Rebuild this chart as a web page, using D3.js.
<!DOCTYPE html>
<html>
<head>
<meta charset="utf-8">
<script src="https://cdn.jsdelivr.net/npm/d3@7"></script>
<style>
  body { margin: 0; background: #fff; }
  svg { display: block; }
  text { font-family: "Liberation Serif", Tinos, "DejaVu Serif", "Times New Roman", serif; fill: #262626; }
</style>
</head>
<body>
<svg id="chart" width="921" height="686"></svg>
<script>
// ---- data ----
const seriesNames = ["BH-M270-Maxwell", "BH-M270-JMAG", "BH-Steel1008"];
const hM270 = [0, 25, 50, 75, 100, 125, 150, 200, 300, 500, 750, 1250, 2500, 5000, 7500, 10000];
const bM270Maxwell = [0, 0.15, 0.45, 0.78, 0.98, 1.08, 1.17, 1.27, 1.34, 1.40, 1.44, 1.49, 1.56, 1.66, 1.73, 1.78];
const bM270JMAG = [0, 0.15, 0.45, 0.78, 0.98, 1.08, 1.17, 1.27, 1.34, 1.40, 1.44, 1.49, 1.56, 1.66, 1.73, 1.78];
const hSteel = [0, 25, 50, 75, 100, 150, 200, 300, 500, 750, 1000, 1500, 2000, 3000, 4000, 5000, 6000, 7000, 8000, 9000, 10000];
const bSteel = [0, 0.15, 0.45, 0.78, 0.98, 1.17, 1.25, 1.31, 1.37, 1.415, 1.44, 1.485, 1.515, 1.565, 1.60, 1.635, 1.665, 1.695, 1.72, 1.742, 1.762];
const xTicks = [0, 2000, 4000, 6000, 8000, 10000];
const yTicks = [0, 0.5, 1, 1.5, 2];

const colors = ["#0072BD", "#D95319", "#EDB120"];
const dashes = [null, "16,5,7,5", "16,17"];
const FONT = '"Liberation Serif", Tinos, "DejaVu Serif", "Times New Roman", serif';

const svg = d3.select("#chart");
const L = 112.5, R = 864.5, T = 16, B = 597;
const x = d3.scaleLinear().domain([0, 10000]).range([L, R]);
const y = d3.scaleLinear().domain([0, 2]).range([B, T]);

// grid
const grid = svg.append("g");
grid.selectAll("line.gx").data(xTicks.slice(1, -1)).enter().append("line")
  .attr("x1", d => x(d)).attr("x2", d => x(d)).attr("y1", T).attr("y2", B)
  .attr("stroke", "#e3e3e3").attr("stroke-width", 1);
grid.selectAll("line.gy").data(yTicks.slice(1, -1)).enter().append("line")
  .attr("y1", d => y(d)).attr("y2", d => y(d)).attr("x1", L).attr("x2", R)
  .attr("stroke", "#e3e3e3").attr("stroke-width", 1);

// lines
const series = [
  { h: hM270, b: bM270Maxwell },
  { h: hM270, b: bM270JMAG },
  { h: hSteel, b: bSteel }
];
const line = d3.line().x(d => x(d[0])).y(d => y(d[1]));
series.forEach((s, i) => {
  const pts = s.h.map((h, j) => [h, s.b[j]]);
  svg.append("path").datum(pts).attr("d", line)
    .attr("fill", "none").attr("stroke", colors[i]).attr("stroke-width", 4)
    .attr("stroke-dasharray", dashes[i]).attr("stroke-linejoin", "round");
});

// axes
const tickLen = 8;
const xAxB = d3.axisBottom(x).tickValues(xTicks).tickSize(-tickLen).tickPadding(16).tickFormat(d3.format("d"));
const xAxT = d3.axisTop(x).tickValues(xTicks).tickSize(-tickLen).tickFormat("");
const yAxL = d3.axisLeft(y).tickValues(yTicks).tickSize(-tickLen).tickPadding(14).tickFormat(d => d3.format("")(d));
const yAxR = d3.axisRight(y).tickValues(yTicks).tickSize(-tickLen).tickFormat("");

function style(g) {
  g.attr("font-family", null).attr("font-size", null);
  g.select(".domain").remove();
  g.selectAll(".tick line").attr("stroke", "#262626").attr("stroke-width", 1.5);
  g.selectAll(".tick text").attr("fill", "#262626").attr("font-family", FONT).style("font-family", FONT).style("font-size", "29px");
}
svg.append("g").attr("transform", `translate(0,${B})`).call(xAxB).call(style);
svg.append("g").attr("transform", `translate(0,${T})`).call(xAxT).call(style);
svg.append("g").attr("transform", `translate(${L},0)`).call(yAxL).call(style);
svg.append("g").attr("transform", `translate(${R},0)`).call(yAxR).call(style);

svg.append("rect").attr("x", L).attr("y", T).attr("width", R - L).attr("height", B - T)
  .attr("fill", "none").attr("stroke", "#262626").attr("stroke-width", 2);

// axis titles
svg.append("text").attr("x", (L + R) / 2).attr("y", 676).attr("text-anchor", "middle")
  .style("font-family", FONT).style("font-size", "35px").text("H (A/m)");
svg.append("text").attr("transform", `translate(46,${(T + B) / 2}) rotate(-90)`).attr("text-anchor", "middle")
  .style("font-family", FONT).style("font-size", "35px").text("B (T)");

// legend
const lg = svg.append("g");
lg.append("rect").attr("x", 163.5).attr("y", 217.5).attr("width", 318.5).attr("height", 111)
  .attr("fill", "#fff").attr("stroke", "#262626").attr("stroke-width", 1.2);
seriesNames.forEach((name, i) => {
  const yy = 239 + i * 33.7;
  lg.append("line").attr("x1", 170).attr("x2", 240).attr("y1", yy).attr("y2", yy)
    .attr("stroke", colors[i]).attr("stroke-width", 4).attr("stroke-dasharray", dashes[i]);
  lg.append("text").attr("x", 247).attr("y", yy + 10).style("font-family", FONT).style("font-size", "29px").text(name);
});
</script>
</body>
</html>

INSTRUCTIONS FOR THE TASK: Type out the whole listing above again, exactly as it stands.

FINISHED EXERCISE:
Rebuild this chart as a web page, using D3.js.
<!DOCTYPE html>
<html>
<head>
<meta charset="utf-8">
<script src="https://cdn.jsdelivr.net/npm/d3@7"></script>
<style>
  body { margin: 0; background: #fff; }
  svg { display: block; }
  text { font-family: "Liberation Serif", Tinos, "DejaVu Serif", "Times New Roman", serif; fill: #262626; }
</style>
</head>
<body>
<svg id="chart" width="921" height="686"></svg>
<script>
// ---- data ----
const seriesNames = ["BH-M270-Maxwell", "BH-M270-JMAG", "BH-Steel1008"];
const hM270 = [0, 25, 50, 75, 100, 125, 150, 200, 300, 500, 750, 1250, 2500, 5000, 7500, 10000];
const bM270Maxwell = [0, 0.15, 0.45, 0.78, 0.98, 1.08, 1.17, 1.27, 1.34, 1.40, 1.44, 1.49, 1.56, 1.66, 1.73, 1.78];
const bM270JMAG = [0, 0.15, 0.45, 0.78, 0.98, 1.08, 1.17, 1.27, 1.34, 1.40, 1.44, 1.49, 1.56, 1.66, 1.73, 1.78];
const hSteel = [0, 25, 50, 75, 100, 150, 200, 300, 500, 750, 1000, 1500, 2000, 3000, 4000, 5000, 6000, 7000, 8000, 9000, 10000];
const bSteel = [0, 0.15, 0.45, 0.78, 0.98, 1.17, 1.25, 1.31, 1.37, 1.415, 1.44, 1.485, 1.515, 1.565, 1.60, 1.635, 1.665, 1.695, 1.72, 1.742, 1.762];
const xTicks = [0, 2000, 4000, 6000, 8000, 10000];
const yTicks = [0, 0.5, 1, 1.5, 2];

const colors = ["#0072BD", "#D95319", "#EDB120"];
const dashes = [null, "16,5,7,5", "16,17"];
const FONT = '"Liberation Serif", Tinos, "DejaVu Serif", "Times New Roman", serif';

const svg = d3.select("#chart");
const L = 112.5, R = 864.5, T = 16, B = 597;
const x = d3.scaleLinear().domain([0, 10000]).range([L, R]);
const y = d3.scaleLinear().domain([0, 2]).range([B, T]);

// grid
const grid = svg.append("g");
grid.selectAll("line.gx").data(xTicks.slice(1, -1)).enter().append("line")
  .attr("x1", d => x(d)).attr("x2", d => x(d)).attr("y1", T).attr("y2", B)
  .attr("stroke", "#e3e3e3").attr("stroke-width", 1);
grid.selectAll("line.gy").data(yTicks.slice(1, -1)).enter().append("line")
  .attr("y1", d => y(d)).attr("y2", d => y(d)).attr("x1", L).attr("x2", R)
  .attr("stroke", "#e3e3e3").attr("stroke-width", 1);

// lines
const series = [
  { h: hM270, b: bM270Maxwell },
  { h: hM270, b: bM270JMAG },
  { h: hSteel, b: bSteel }
];
const line = d3.line().x(d => x(d[0])).y(d => y(d[1]));
series.forEach((s, i) => {
  const pts = s.h.map((h, j) => [h, s.b[j]]);
  svg.append("path").datum(pts).attr("d", line)
    .attr("fill", "none").attr("stroke", colors[i]).attr("stroke-width", 4)
    .attr("stroke-dasharray", dashes[i]).attr("stroke-linejoin", "round");
});

// axes
const tickLen = 8;
const xAxB = d3.axisBottom(x).tickValues(xTicks).tickSize(-tickLen).tickPadding(16).tickFormat(d3.format("d"));
const xAxT = d3.axisTop(x).tickValues(xTicks).tickSize(-tickLen).tickFormat("");
const yAxL = d3.axisLeft(y).tickValues(yTicks).tickSize(-tickLen).tickPadding(14).tickFormat(d => d3.format("")(d));
const yAxR = d3.axisRight(y).tickValues(yTicks).tickSize(-tickLen).tickFormat("");

function style(g) {
  g.attr("font-family", null).attr("font-size", null);
  g.select(".domain").remove();
  g.selectAll(".tick line").attr("stroke", "#262626").attr("stroke-width", 1.5);
  g.selectAll(".tick text").attr("fill", "#262626").attr("font-family", FONT).style("font-family", FONT).style("font-size", "29px");
}
svg.append("g").attr("transform", `translate(0,${B})`).call(xAxB).call(style);
svg.append("g").attr("transform", `translate(0,${T})`).call(xAxT).call(style);
svg.append("g").attr("transform", `translate(${L},0)`).call(yAxL).call(style);
svg.append("g").attr("transform", `translate(${R},0)`).call(yAxR).call(style);

svg.append("rect").attr("x", L).attr("y", T).attr("width", R - L).attr("height", B - T)
  .attr("fill", "none").attr("stroke", "#262626").attr("stroke-width", 2);

// axis titles
svg.append("text").attr("x", (L + R) / 2).attr("y", 676).attr("text-anchor", "middle")
  .style("font-family", FONT).style("font-size", "35px").text("H (A/m)");
svg.append("text").attr("transform", `translate(46,${(T + B) / 2}) rotate(-90)`).attr("text-anchor", "middle")
  .style("font-family", FONT).style("font-size", "35px").text("B (T)");

// legend
const lg = svg.append("g");
lg.append("rect").attr("x", 163.5).attr("y", 217.5).attr("width", 318.5).attr("height", 111)
  .attr("fill", "#fff").attr("stroke", "#262626").attr("stroke-width", 1.2);
seriesNames.forEach((name, i) => {
  const yy = 239 + i * 33.7;
  lg.append("line").attr("x1", 170).attr("x2", 240).attr("y1", yy).attr("y2", yy)
    .attr("stroke", colors[i]).attr("stroke-width", 4).attr("stroke-dasharray", dashes[i]);
  lg.append("text").attr("x", 247).attr("y", yy + 10).style("font-family", FONT).style("font-size", "29px").text(name);
});
</script>
</body>
</html>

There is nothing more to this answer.